Copy from the first line below down to and including the line with "const valores = [61, 52, 51, 47, 46, 46, 40, 26];". Skip the pictures.

>> Begin

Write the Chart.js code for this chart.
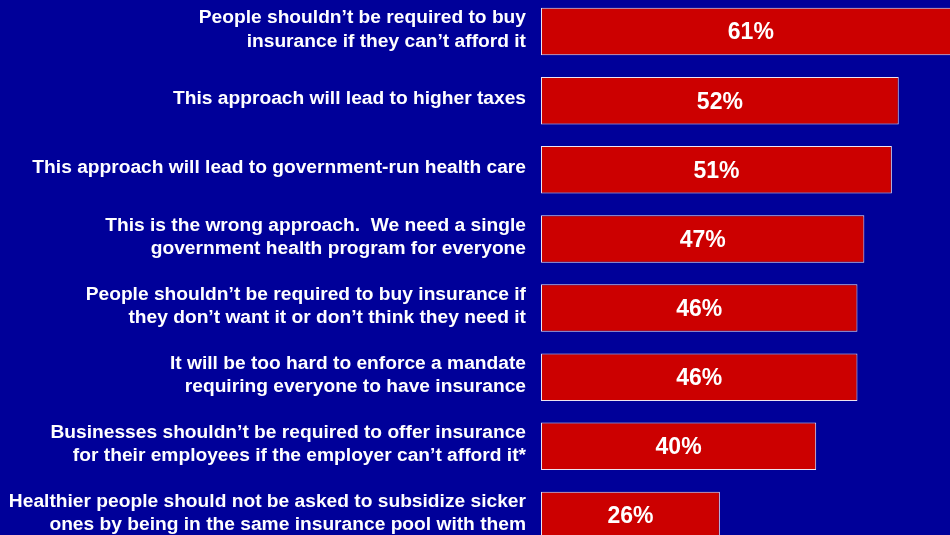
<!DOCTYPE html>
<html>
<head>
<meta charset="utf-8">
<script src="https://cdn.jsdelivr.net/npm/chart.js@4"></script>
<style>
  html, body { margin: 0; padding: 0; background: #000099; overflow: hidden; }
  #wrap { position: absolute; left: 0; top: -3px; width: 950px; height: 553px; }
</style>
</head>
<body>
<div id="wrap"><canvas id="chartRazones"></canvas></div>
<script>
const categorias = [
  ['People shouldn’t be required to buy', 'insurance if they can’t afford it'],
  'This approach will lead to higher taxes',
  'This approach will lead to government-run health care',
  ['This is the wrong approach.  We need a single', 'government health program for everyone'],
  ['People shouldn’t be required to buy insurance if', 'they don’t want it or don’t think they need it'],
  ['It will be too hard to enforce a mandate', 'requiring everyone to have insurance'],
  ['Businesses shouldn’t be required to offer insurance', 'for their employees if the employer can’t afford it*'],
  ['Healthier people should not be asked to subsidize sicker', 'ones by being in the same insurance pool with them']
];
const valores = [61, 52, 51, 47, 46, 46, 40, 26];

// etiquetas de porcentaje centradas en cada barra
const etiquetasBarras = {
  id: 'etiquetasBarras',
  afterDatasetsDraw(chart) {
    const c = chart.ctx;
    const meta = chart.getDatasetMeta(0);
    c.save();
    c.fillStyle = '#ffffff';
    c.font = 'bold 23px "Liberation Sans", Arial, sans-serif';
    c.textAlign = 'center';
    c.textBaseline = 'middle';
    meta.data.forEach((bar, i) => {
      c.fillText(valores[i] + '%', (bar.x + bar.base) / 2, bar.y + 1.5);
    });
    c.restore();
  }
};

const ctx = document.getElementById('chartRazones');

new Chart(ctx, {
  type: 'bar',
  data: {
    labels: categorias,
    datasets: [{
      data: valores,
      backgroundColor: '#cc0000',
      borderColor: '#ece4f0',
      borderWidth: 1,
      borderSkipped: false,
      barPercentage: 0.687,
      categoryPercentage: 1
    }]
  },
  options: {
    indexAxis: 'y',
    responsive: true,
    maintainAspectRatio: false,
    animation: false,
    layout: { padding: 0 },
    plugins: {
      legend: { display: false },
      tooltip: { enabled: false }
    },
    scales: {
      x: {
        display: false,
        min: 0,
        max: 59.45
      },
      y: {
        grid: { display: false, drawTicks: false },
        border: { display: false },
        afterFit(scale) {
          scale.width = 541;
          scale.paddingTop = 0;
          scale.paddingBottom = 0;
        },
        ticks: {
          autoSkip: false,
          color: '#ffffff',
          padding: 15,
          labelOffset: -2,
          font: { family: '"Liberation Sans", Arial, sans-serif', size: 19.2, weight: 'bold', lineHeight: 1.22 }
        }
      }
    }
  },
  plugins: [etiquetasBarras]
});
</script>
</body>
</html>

>> End

* **Exercise result**:
Write the Chart.js code for this chart.
<!DOCTYPE html>
<html>
<head>
<meta charset="utf-8">
<script src="https://cdn.jsdelivr.net/npm/chart.js@4"></script>
<style>
  html, body { margin: 0; padding: 0; background: #000099; overflow: hidden; }
  #wrap { position: absolute; left: 0; top: -3px; width: 950px; height: 553px; }
</style>
</head>
<body>
<div id="wrap"><canvas id="chartRazones"></canvas></div>
<script>
const categorias = [
  ['People shouldn’t be required to buy', 'insurance if they can’t afford it'],
  'This approach will lead to higher taxes',
  'This approach will lead to government-run health care',
  ['This is the wrong approach.  We need a single', 'government health program for everyone'],
  ['People shouldn’t be required to buy insurance if', 'they don’t want it or don’t think they need it'],
  ['It will be too hard to enforce a mandate', 'requiring everyone to have insurance'],
  ['Businesses shouldn’t be required to offer insurance', 'for their employees if the employer can’t afford it*'],
  ['Healthier people should not be asked to subsidize sicker', 'ones by being in the same insurance pool with them']
];
const valores = [61, 52, 51, 47, 46, 46, 40, 26];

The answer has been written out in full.